→ **PROBLEM DETAILS**
Retype every line from the start of the entries below down to the line with "period = n_months / harmonic", both ends included; skip the pictures.

[Code that draws figures]
· · · ·

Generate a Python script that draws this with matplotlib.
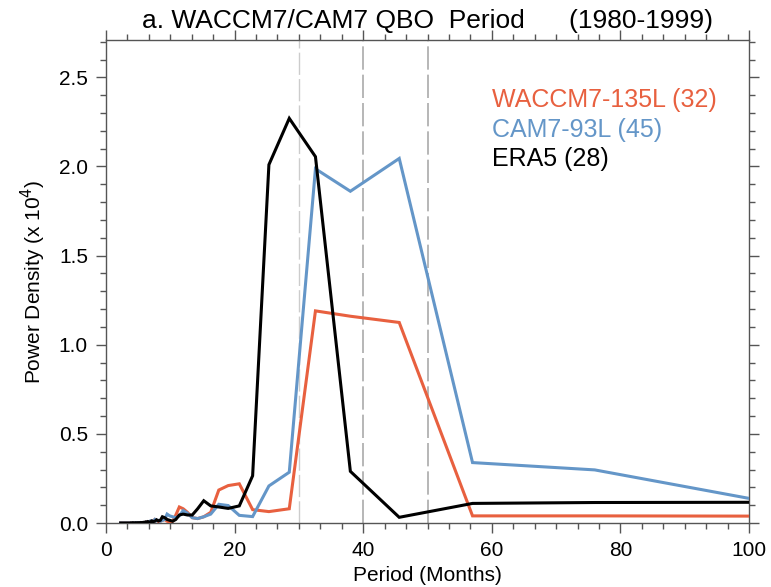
import matplotlib
matplotlib.use('Agg')
import matplotlib.pyplot as plt
from matplotlib.ticker import MultipleLocator
import numpy as np

plt.rcParams['font.family'] = ['Liberation Sans', 'DejaVu Sans']

# spectra are on the Fourier periods of a 228-month record (harmonics 2..100)
n_months = 228
harmonic = np.arange(2, 101)
period = n_months / harmonic

# power density (x 10^4), one value per harmonic 2..100
era5 = [0.117, 0.115, 0.11, 0.032, 0.29, 2.055, 2.27, 2.01, 0.265, 0.096,
        0.082, 0.09, 0.096, 0.125, 0.08, 0.045, 0.045, 0.05, 0.045, 0.02,
        0.01, 0.015, 0.02, 0.03, 0.035, 0.015,
        0.012, 0.018, 0.01, 0.008, 0.012, 0.006, 0.005, 0.008, 0.004, 0.006,
        0.003, 0.004, 0.003,
        0.002, 0.003, 0.002, 0.002, 0.001, 0.002, 0.001, 0.001, 0.002, 0.001,
        0.001, 0.001, 0.0, 0.001, 0.0, 0.001, 0.0, 0.0, 0.001, 0.0,
        0.0, 0.0, 0.0, 0.0, 0.0, 0.0, 0.0, 0.0, 0.0, 0.0,
        0.0, 0.0, 0.0, 0.0, 0.0, 0.0, 0.0, 0.0, 0.0, 0.0,
        0.0, 0.0, 0.0, 0.0, 0.0, 0.0, 0.0, 0.0, 0.0, 0.0,
        0.0, 0.0, 0.0, 0.0, 0.0, 0.0, 0.0, 0.0, 0.0, 0.0]
waccm = [0.038, 0.04, 0.04, 1.125, 1.16, 1.19, 0.08, 0.064, 0.075, 0.22,
         0.21, 0.185, 0.06, 0.035, 0.025, 0.03, 0.06, 0.08, 0.09, 0.045,
         0.01, 0.005, 0.01, 0.02, 0.015, 0.01,
         0.008, 0.015, 0.02, 0.012, 0.006, 0.01, 0.004, 0.006, 0.003, 0.005,
         0.002, 0.003, 0.002,
         0.002, 0.001, 0.002, 0.001, 0.001, 0.002, 0.001, 0.001, 0.0, 0.001,
         0.001, 0.0, 0.001, 0.0, 0.0, 0.001, 0.0, 0.0, 0.0, 0.0,
         0.0, 0.0, 0.0, 0.0, 0.0, 0.0, 0.0, 0.0, 0.0, 0.0,
         0.0, 0.0, 0.0, 0.0, 0.0, 0.0, 0.0, 0.0, 0.0, 0.0,
         0.0, 0.0, 0.0, 0.0, 0.0, 0.0, 0.0, 0.0, 0.0, 0.0,
         0.0, 0.0, 0.0, 0.0, 0.0, 0.0, 0.0, 0.0, 0.0, 0.0]
cam = [0.045, 0.298, 0.339, 2.045, 1.861, 1.987, 0.285, 0.208, 0.036, 0.043,
       0.098, 0.105, 0.05, 0.035, 0.025, 0.03, 0.055, 0.07, 0.04, 0.03,
       0.035, 0.04, 0.05, 0.02, 0.015, 0.01,
       0.015, 0.012, 0.02, 0.01, 0.008, 0.012, 0.006, 0.004, 0.005, 0.003,
       0.004, 0.002, 0.003,
       0.002, 0.002, 0.001, 0.002, 0.001, 0.001, 0.001, 0.002, 0.001, 0.0,
       0.001, 0.001, 0.0, 0.0, 0.001, 0.0, 0.0, 0.0, 0.0, 0.0,
       0.0, 0.0, 0.0, 0.0, 0.0, 0.0, 0.0, 0.0, 0.0, 0.0,
       0.0, 0.0, 0.0, 0.0, 0.0, 0.0, 0.0, 0.0, 0.0, 0.0,
       0.0, 0.0, 0.0, 0.0, 0.0, 0.0, 0.0, 0.0, 0.0, 0.0,
       0.0, 0.0, 0.0, 0.0, 0.0, 0.0, 0.0, 0.0, 0.0, 0.0]

names = ['WACCM7-135L (32)', 'CAM7-93L (45)', 'ERA5 (28)']
red = '#E8603F'
blue = '#6496C8'

fig = plt.figure(figsize=(7.71, 5.87), dpi=100)
ax = fig.add_axes([0.1375, 0.109, 0.834, 0.823])

# reference periods
ax.axvline(30, color='#cccccc', lw=1.0, dashes=(16, 3), zorder=1)
ax.axvline(40, color='#aaaaaa', lw=1.2, dashes=(14, 3), zorder=1)
ax.axvline(50, color='#aaaaaa', lw=1.2, dashes=(14, 3), zorder=1)

ax.plot(period, waccm, color=red, lw=2.2, solid_joinstyle='miter', zorder=3)
ax.plot(period, cam, color=blue, lw=2.2, solid_joinstyle='miter', zorder=3)
ax.plot(period, era5, color='black', lw=2.2, solid_joinstyle='miter', zorder=4)

ax.set_xlim(0, 100)
ax.set_ylim(0, 2.71)
ax.xaxis.set_major_locator(MultipleLocator(20))
ax.xaxis.set_minor_locator(MultipleLocator(20 / 6))
ax.yaxis.set_major_locator(MultipleLocator(0.5))
ax.yaxis.set_minor_locator(MultipleLocator(0.1))
ax.yaxis.set_major_formatter(plt.FormatStrFormatter('%.1f'))

for s in ax.spines.values():
    s.set_color('#555555')
    s.set_linewidth(1.0)
ax.tick_params(which='both', direction='out', top=True, right=True,
               color='#555555', width=1.0, labelsize=15)
ax.tick_params(which='major', length=7, pad=6)
ax.tick_params(which='minor', length=4)

ax.set_xlabel('Period (Months)', fontsize=15, labelpad=4)
ax.set_ylabel(r'Power Density (x 10$^{4}$)', fontsize=15, labelpad=8)

fig.text(0.554, 0.952, 'a. WACCM7/CAM7 QBO  Period      (1980-1999)',
         ha='center', va='baseline', fontsize=19)

ytxt = [2.375, 2.205, 2.04]
for name, c, y in zip(names, [red, blue, 'black'], ytxt):
    ax.text(60.0, y, name, color=c, fontsize=18, va='center', ha='left')

fig.savefig('out.png', dpi=100)
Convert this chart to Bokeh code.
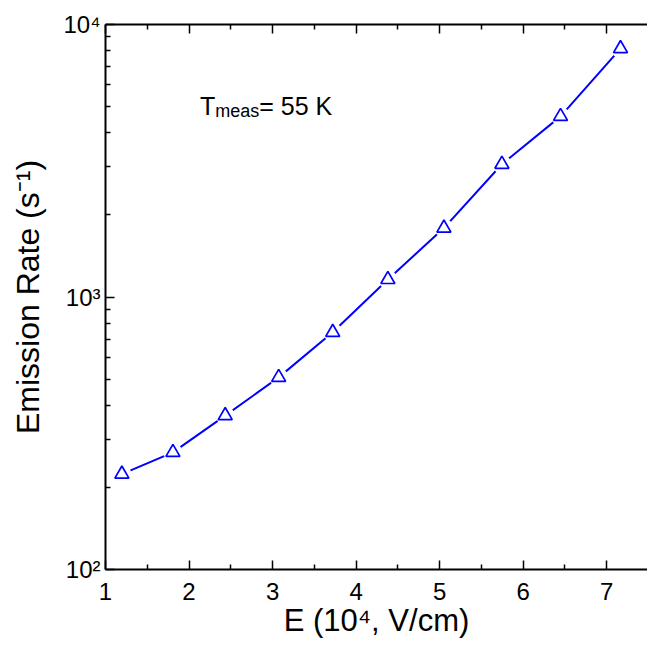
import math
from bokeh.plotting import figure
from bokeh.models import Label, LinearAxis, FixedTicker, CustomJSTickFormatter, Range1d
from bokeh.embed import file_html
from bokeh.resources import INLINE

# ---- data ----
field = [1.196, 1.807, 2.433, 3.073, 3.720, 4.380, 5.051, 5.745, 6.447, 7.165]
rate = [224, 269, 367, 507, 742, 1160, 1790, 3070, 4600, 8160]

x_ticks = [1, 2, 3, 4, 5, 6, 7]
x_minor = [1.5, 2.5, 3.5, 4.5, 5.5, 6.5, 7.5]
y_ticks = [100, 1000, 10000]
y_minor = [200, 300, 400, 500, 600, 700, 800, 900,
           2000, 3000, 4000, 5000, 6000, 7000, 8000, 9000]
y_tick_labels = ["10\u00b2", "10\u00b3", "10\u2074"]

x_title = "E (10\u2074, V/cm)"
y_title = "Emission Rate (s\u207b\u00b9)"
note = ["T", "meas", "= 55 K"]

# ---- layout ----
X0, X1 = 1.0, 7.488
Y0, Y1 = 100, 10000
W, H = 647, 645
FL, FT, FW, FH = 105, 24, 542, 545
FB = FT + FH
FONT = "Liberation Sans"

ARIAL = {'T': .611, 'm': .833, 'e': .556, 'a': .556, 's': .5, '=': .584, ' ': .278,
         '5': .556, 'K': .667}


def tw(s, size):
    return sum(ARIAL.get(c, .556) for c in s) * size


def xd(px):
    return X0 + (px - FL) * (X1 - X0) / FW


def yd(py):
    return 10 ** (math.log10(Y0) + (FB - py) * (math.log10(Y1) - math.log10(Y0)) / FH)


p = figure(width=W, height=H, x_range=Range1d(X0, X1), y_range=Range1d(Y0, Y1),
           y_axis_type="log", output_backend="svg", toolbar_location=None,
           min_border_left=FL, min_border_right=0, min_border_top=FT,
           min_border_bottom=H - FB)
p.outline_line_color = None
p.xgrid.visible = False
p.ygrid.visible = False
p.background_fill_color = "white"
p.border_fill_color = "white"

empty = CustomJSTickFormatter(code="return ''")


def style_axis(ax):
    ax.axis_line_width = 2
    ax.axis_line_color = "black"
    ax.major_tick_in = 9
    ax.major_tick_out = 0
    ax.minor_tick_in = 5
    ax.minor_tick_out = 0
    ax.major_tick_line_width = 1.5
    ax.minor_tick_line_width = 1.5
    ax.major_tick_line_color = "black"
    ax.minor_tick_line_color = "black"
    ax.major_label_text_font = FONT
    ax.major_label_text_color = "black"
    ax.axis_label_text_font = FONT
    ax.axis_label_text_font_style = "normal"
    ax.axis_label_text_color = "black"


xax = p.xaxis[0]
xax.ticker = FixedTicker(ticks=x_ticks, minor_ticks=x_minor)
style_axis(xax)
xax.major_label_text_font_size = "24px"
xax.major_label_standoff = 13
xax.axis_label = x_title
xax.axis_label_text_font_size = "31px"
xax.axis_label_standoff = 0

yax = p.yaxis[0]
yax.ticker = FixedTicker(ticks=y_ticks, minor_ticks=y_minor)
yax.formatter = CustomJSTickFormatter(
    args=dict(labels=y_tick_labels),
    code="return labels[Math.round(Math.log10(tick)) - 2]")
style_axis(yax)
yax.major_label_text_font_size = "24px"
yax.major_label_standoff = 5
yax.axis_label = y_title
yax.axis_label_text_font_size = "32px"
yax.axis_label_standoff = 14

top = LinearAxis(ticker=FixedTicker(ticks=x_ticks, minor_ticks=x_minor), formatter=empty)
style_axis(top)
top.major_label_standoff = 0
p.add_layout(top, "above")

# ---- data marks ----
p.line(field, rate, line_color="#0000FF", line_width=2)
p.scatter(field, rate, marker="circle", size=19, fill_color="white", line_color=None)
p.scatter(field, rate, marker="triangle", size=14, fill_color="white",
          line_color="#0000FF", line_width=1.7)


def lab(text, px, py, size):
    p.add_layout(Label(x=xd(px), y=yd(py), text=text, text_font=FONT,
                       text_font_size=f"{size}px", text_color="black",
                       text_align="left", text_baseline="alphabetic"))


# annotation inside the frame
lab(note[0], 199.5, 105, 25)
n2 = 199.5 + tw(note[0], 25)
lab(note[1], n2, 110, 18)
n3 = n2 + tw(note[1], 18)
lab(note[2], n3, 105, 25)

open("out.html", "w").write(file_html(p, INLINE))
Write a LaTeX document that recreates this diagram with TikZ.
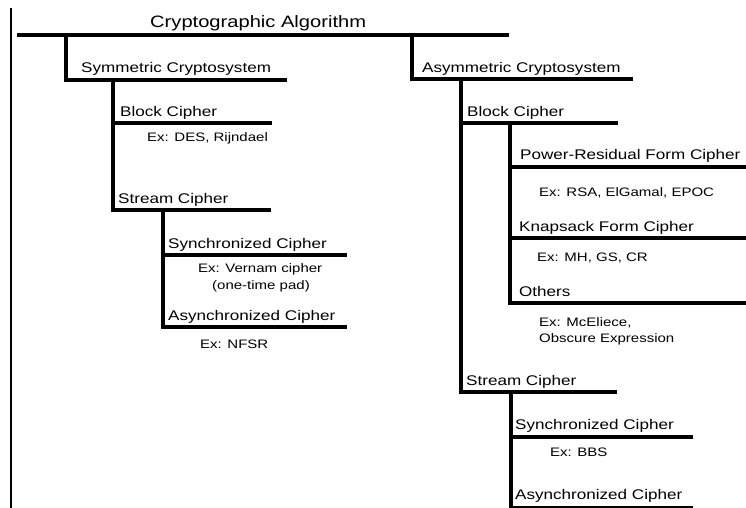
\documentclass[tikz,border=0pt]{standalone}
\usepackage{fontspec}
\setmainfont[FakeStretch=1.22]{Liberation Sans}
\begin{document}
\begin{tikzpicture}[x=1pt,y=-1pt,
  bar/.style={line width=4pt, line join=miter, line cap=rect},
  rule/.style={line width=2pt},
  ttl/.style={anchor=base west, inner sep=0pt, font=\fontsize{16.5}{19}\selectfont},
  lbl/.style={anchor=base west, inner sep=0pt, font=\fontsize{14}{16}\selectfont},
  exlbl/.style={anchor=base west, inner sep=0pt, font=\fontsize{12.3}{15}\selectfont}]
\useasboundingbox (0,0) rectangle (746,507);
\clip (0,0) rectangle (746,507);

% margin rule on the left
\coordinate (ruleT) at (11,8);
\coordinate (ruleB) at (11,510);
\draw[rule] (ruleT) -- (ruleB);

% root
\node[ttl] (root) at (150,27) {Cryptographic Algorithm};
\coordinate (rootL) at (19,35);
\coordinate (rootR) at (507,35);
\draw[bar] (rootL) -- (rootR);

% ---------------- symmetric side ----------------
\node[lbl] (sym) at (81,72) {Symmetric Cryptosystem};
\coordinate (symJ) at (66,35);
\coordinate (symR) at (285,80);
\draw[bar] (symJ) |- (symR);

\node[lbl] (sblk) at (120,116) {Block Cipher};
\coordinate (sblkJ) at (113,80);
\coordinate (sblkR) at (270,123);
\draw[bar] (sblkJ) |- (sblkR);
\node[exlbl] (sblkEx) at (147,141) {Ex: DES, Rijndael};

\node[lbl] (sstr) at (118,203) {Stream Cipher};
\coordinate (sstrJ) at (113,123);
\coordinate (sstrR) at (269,210);
\draw[bar] (sstrJ) |- (sstrR);

\node[lbl] (ssyn) at (168,248) {Synchronized Cipher};
\coordinate (ssynJ) at (163,210);
\coordinate (ssynR) at (345,255);
\draw[bar] (ssynJ) |- (ssynR);
\node[exlbl] (ssynEx) at (198,272) {Ex: Vernam cipher};
\node[exlbl] (ssynEx2) at (212,289) {(one-time pad)};

\node[lbl] (sasy) at (168,320) {Asynchronized Cipher};
\coordinate (sasyJ) at (163,255);
\coordinate (sasyR) at (345,327);
\draw[bar] (sasyJ) |- (sasyR);
\node[exlbl] (sasyEx) at (200,348) {Ex: NFSR};

% ---------------- asymmetric side ----------------
\node[lbl] (asym) at (422,72) {Asymmetric Cryptosystem};
\coordinate (asymJ) at (412,35);
\coordinate (asymR) at (631,79);
\draw[bar] (asymJ) |- (asymR);

\node[lbl] (ablk) at (467,116) {Block Cipher};
\coordinate (ablkJ) at (461,79);
\coordinate (ablkR) at (616,123);
\draw[bar] (ablkJ) |- (ablkR);

\node[lbl] (pow) at (520,159) {Power-Residual Form Cipher};
\coordinate (powJ) at (510,123);
\coordinate (powR) at (760,167);
\draw[bar] (powJ) |- (powR);
\node[exlbl] (powEx) at (539,196) {Ex: RSA, ElGamal, EPOC};

\node[lbl] (knap) at (519,231) {Knapsack Form Cipher};
\coordinate (knapJ) at (510,167);
\coordinate (knapR) at (760,238);
\draw[bar] (knapJ) |- (knapR);
\node[exlbl] (knapEx) at (537,261) {Ex: MH, GS, CR};

\node[lbl] (oth) at (519,296) {Others};
\coordinate (othJ) at (510,238);
\coordinate (othR) at (760,303);
\draw[bar] (othJ) |- (othR);
\node[exlbl] (othEx) at (539,326) {Ex: McEliece,};
\node[exlbl] (othEx2) at (539,342) {Obscure Expression};

\node[lbl] (astr) at (466,385) {Stream Cipher};
\coordinate (astrJ) at (461,123);
\coordinate (astrR) at (615,392);
\draw[bar] (astrJ) |- (astrR);

\node[lbl] (asyn) at (515,429) {Synchronized Cipher};
\coordinate (asynJ) at (511,392);
\coordinate (asynR) at (691,437);
\draw[bar] (asynJ) |- (asynR);
\node[exlbl] (asynEx) at (550,456) {Ex: BBS};

\node[lbl] (aasy) at (515,499) {Asynchronized Cipher};
\coordinate (aasyJ) at (511,437);
\coordinate (aasyR) at (691,508);
\draw[bar] (aasyJ) |- (aasyR);
\end{tikzpicture}
\end{document}
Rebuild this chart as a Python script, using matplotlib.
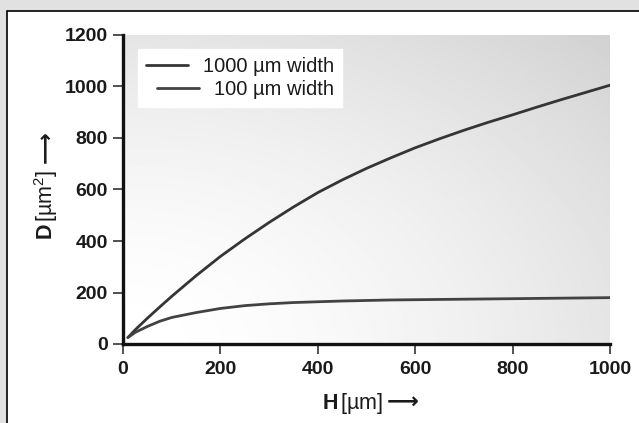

· · · ·

→ **WRITTEN ANSWER**
Generate a Python script that draws this with matplotlib.
import matplotlib
matplotlib.use('Agg')
import matplotlib.pyplot as plt
from matplotlib.ticker import MultipleLocator
import numpy as np

plt.rcParams['font.family'] = ['Liberation Sans', 'DejaVu Sans']

# spectra are on the Fourier periods of a 228-month record (harmonics 2..100)
n_months = 228
harmonic = np.arange(2, 101)
period = n_months / harmonic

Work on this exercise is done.